Autorin Mina Albich ist mit diesem Debüt-Krimi ein spannendes Buch gelungen, das in die Psyche der Menschen blicken lässt. Da haben wir zum einen die Klienten der Psychologin, von denen der eine oder andere Nicky Witt an die Grenzen ihrer Geduld bringen und zum anderen jene, die mit beiden beiden Beinen im Leben stehen, obwohl es manchmal nicht so leicht ist. Mina Albich hat lebendige Charaktere erschaffen. Menschen wie du und ich, die Höhen und Tiefen des Lebens durchmachen. Felix Grohsam ist trotz jahrelangen Polizeidienstes ein umgänglicher Mensch geblieben. Nach wie vor trauert er um seine verstorbene Frau Caro, doch langsam scheint er aus seinem Schneckenhaus hervorzukriechen.

Der Schreibstil ist angenehm zu lesen. Jeder Charakter darf so reden, wie ihm oder ihr der Schnabel gewachsen ist. Daher gibt es in einigen Dialogen, wohl dosierte Dialektpassagen. Nicht zu viel, sondern angenehm authentisch, sodass sich der Krimi rundum stimmig präsentiert.

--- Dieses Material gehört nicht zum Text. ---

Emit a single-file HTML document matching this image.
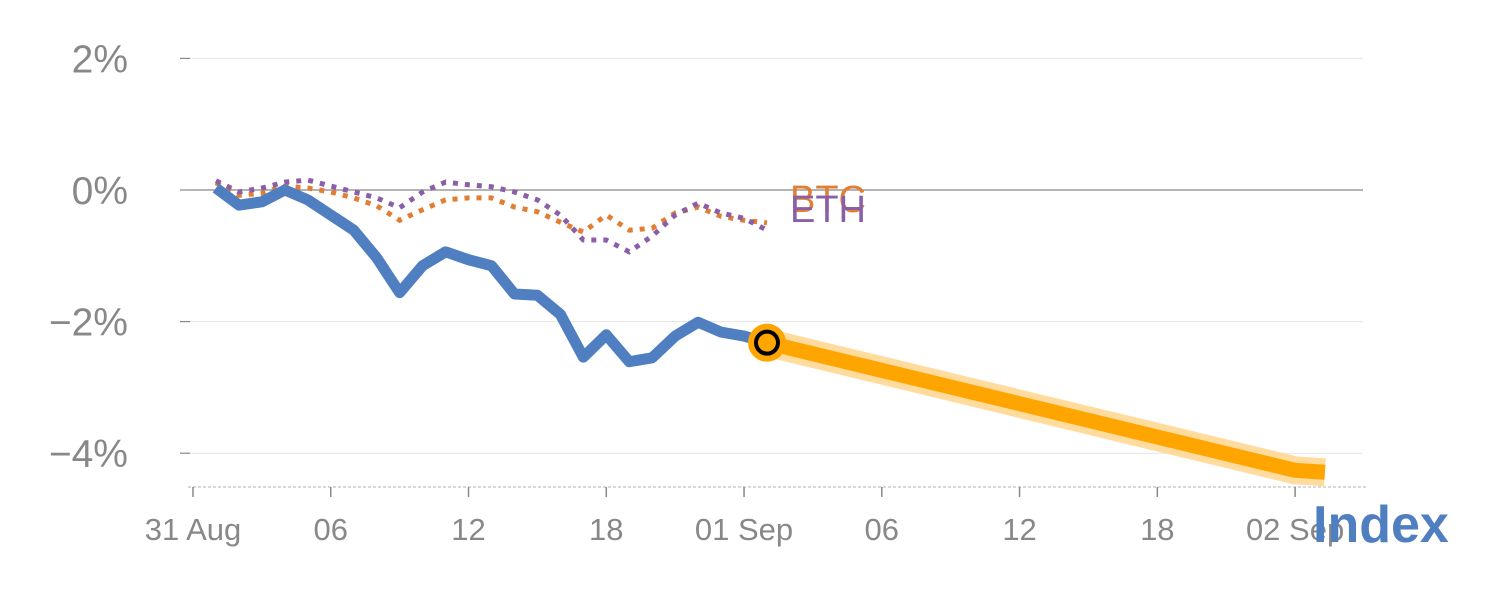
<!DOCTYPE html>
<html><head><meta charset="utf-8"><style>
body{margin:0;background:#fff;}
svg{display:block;font-family:"Liberation Sans",Arial,sans-serif;}
</style></head><body>
<svg id="c" width="1500" height="600"></svg>
<script>
const hours = [1.0,2.0,3.0,4.0,5.0,6.0,7.0,8.0,9.0,10.0,11.0,12.0,13.0,14.0,15.0,16.0,17.0,18.0,19.0,20.0,21.0,22.0,23.0,24.0,25.0];
const indexVals = [0.03,-0.23,-0.18,0.00,-0.15,-0.38,-0.61,-1.03,-1.56,-1.15,-0.94,-1.06,-1.15,-1.58,-1.60,-1.89,-2.54,-2.20,-2.61,-2.55,-2.22,-2.01,-2.16,-2.22,-2.32];
const btcVals = [0.11,-0.08,-0.05,0.06,0.03,-0.03,-0.12,-0.24,-0.46,-0.30,-0.15,-0.12,-0.12,-0.26,-0.33,-0.49,-0.64,-0.38,-0.61,-0.58,-0.35,-0.26,-0.40,-0.46,-0.50];
const ethVals = [0.14,-0.03,0.03,0.12,0.15,0.06,-0.03,-0.12,-0.27,-0.03,0.12,0.08,0.05,-0.03,-0.15,-0.38,-0.76,-0.76,-0.94,-0.70,-0.38,-0.20,-0.35,-0.43,-0.61];
const fcHours = [25.0,48,49.3];
const fcVals = [-2.32,-4.26,-4.29];
const yTicks = [2,0,-2,-4];
const yTickLabels = ["2%","0%","\u22122%","\u22124%"];
const xTicks = [0,6,12,18,24,30,36,42,48];
const xTickLabels = ["31 Aug","06","12","18","01 Sep","06","12","18","02 Sep"];

const NS="http://www.w3.org/2000/svg", svg=document.getElementById('c');
const X=h=>193+h*22.96, Y=v=>190-v*65.8;
function mk(t,a,p){const e=document.createElementNS(NS,t);for(const k in a)e.setAttribute(k,a[k]);(p||svg).appendChild(e);return e;}
yTicks.forEach((v,i)=>{
  const g=mk('line',{x1:190,x2:1363,y1:Y(v),y2:Y(v),stroke:v===0?'#888':'#e4e4e4','stroke-width':v===0?1.2:1});
  
  
  mk('line',{x1:180,x2:190,y1:Y(v),y2:Y(v),stroke:'#888','stroke-width':1.2});
  const t=mk('text',{x:128,y:Y(v)+14,'text-anchor':'end','font-size':39,fill:'#888'});
  t.textContent=yTickLabels[i];
  
  
});
const ax=mk('line',{x1:188,x2:1368,y1:487,y2:487,stroke:'#ccc','stroke-dasharray':'3,2','stroke-width':1.5});


xTicks.forEach((h,i)=>{
  mk('line',{x1:X(h),x2:X(h),y1:487,y2:497,stroke:'#888','stroke-width':1.5});
  const t=mk('text',{x:X(h),y:540,'text-anchor':'middle','font-size':31,fill:'#888'});
  t.textContent=xTickLabels[i];
  
  
});
const pts=(hs,vs)=>hs.map((h,i)=>X(h)+','+Y(vs[i])).join(' ');
const fc1=mk('polyline',{points:pts(fcHours,fcVals),fill:'none',stroke:'#ffdb9e','stroke-width':28,'stroke-linejoin':'round'});


const fc2=mk('polyline',{points:pts(fcHours,fcVals),fill:'none',stroke:'#ffa500','stroke-width':15,'stroke-linejoin':'round'});


const b=mk('polyline',{points:pts(hours,btcVals),fill:'none',stroke:'#e07f33','stroke-width':5,'stroke-dasharray':'5,7'});


const e=mk('polyline',{points:pts(hours,ethVals),fill:'none',stroke:'#8a5fa8','stroke-width':5,'stroke-dasharray':'5,7'});


const ix=mk('polyline',{points:pts(hours,indexVals),fill:'none',stroke:'#4f7fc0','stroke-width':11,'stroke-linejoin':'round'});


const li=hours.length-1;
const m1=mk('circle',{cx:X(hours[li]),cy:Y(indexVals[li]),r:19,fill:'#ffa500'});


const m2=mk('circle',{cx:X(hours[li]),cy:Y(indexVals[li]),r:11,fill:'#ffa500',stroke:'#000','stroke-width':4});


const tb=mk('text',{x:790,y:212,'font-size':38,fill:'#e07f33'});tb.textContent='BTC';


const te=mk('text',{x:790,y:222,'font-size':38,fill:'#8a5fa8'});te.textContent='ETH';


const ti=mk('text',{x:1313,y:542,'font-size':52,'font-weight':'bold',fill:'#4f7fc0'});ti.textContent='Index';


</script>
</body></html>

Gut gefällt mir, dass wir sowohl Einblick in die Arbeit der Psychologin erhalten als auch den Polizisten bei ihren Ermittlungen, die manchmal mühsam sind, über die Schultern schauen dürfen.

Geschickt für uns die Autorin an der Nase herum. Sie legt Spuren, die in der einen oder anderen Sackgasse münden. Elegant sind auch die Eigenheiten so mancher Örtlichkeit wie die Architektur der Wirtschaftsuniversität oder die Kirche am Mexikoplatz eingeflochten.

Diese Art Krimi hat Reihenpotenzial. Ich hoffe, schon bald eine Fortsetzung mit Felix, Joe und Nicky lesen zu dürfen. Indizien dafür gibt es ja eine Menge.


Fazit:

Ein gelungenes Krimi-Debüt, das mich gut unterhalten hat. Gerne gebe ich hier 5 Sterne.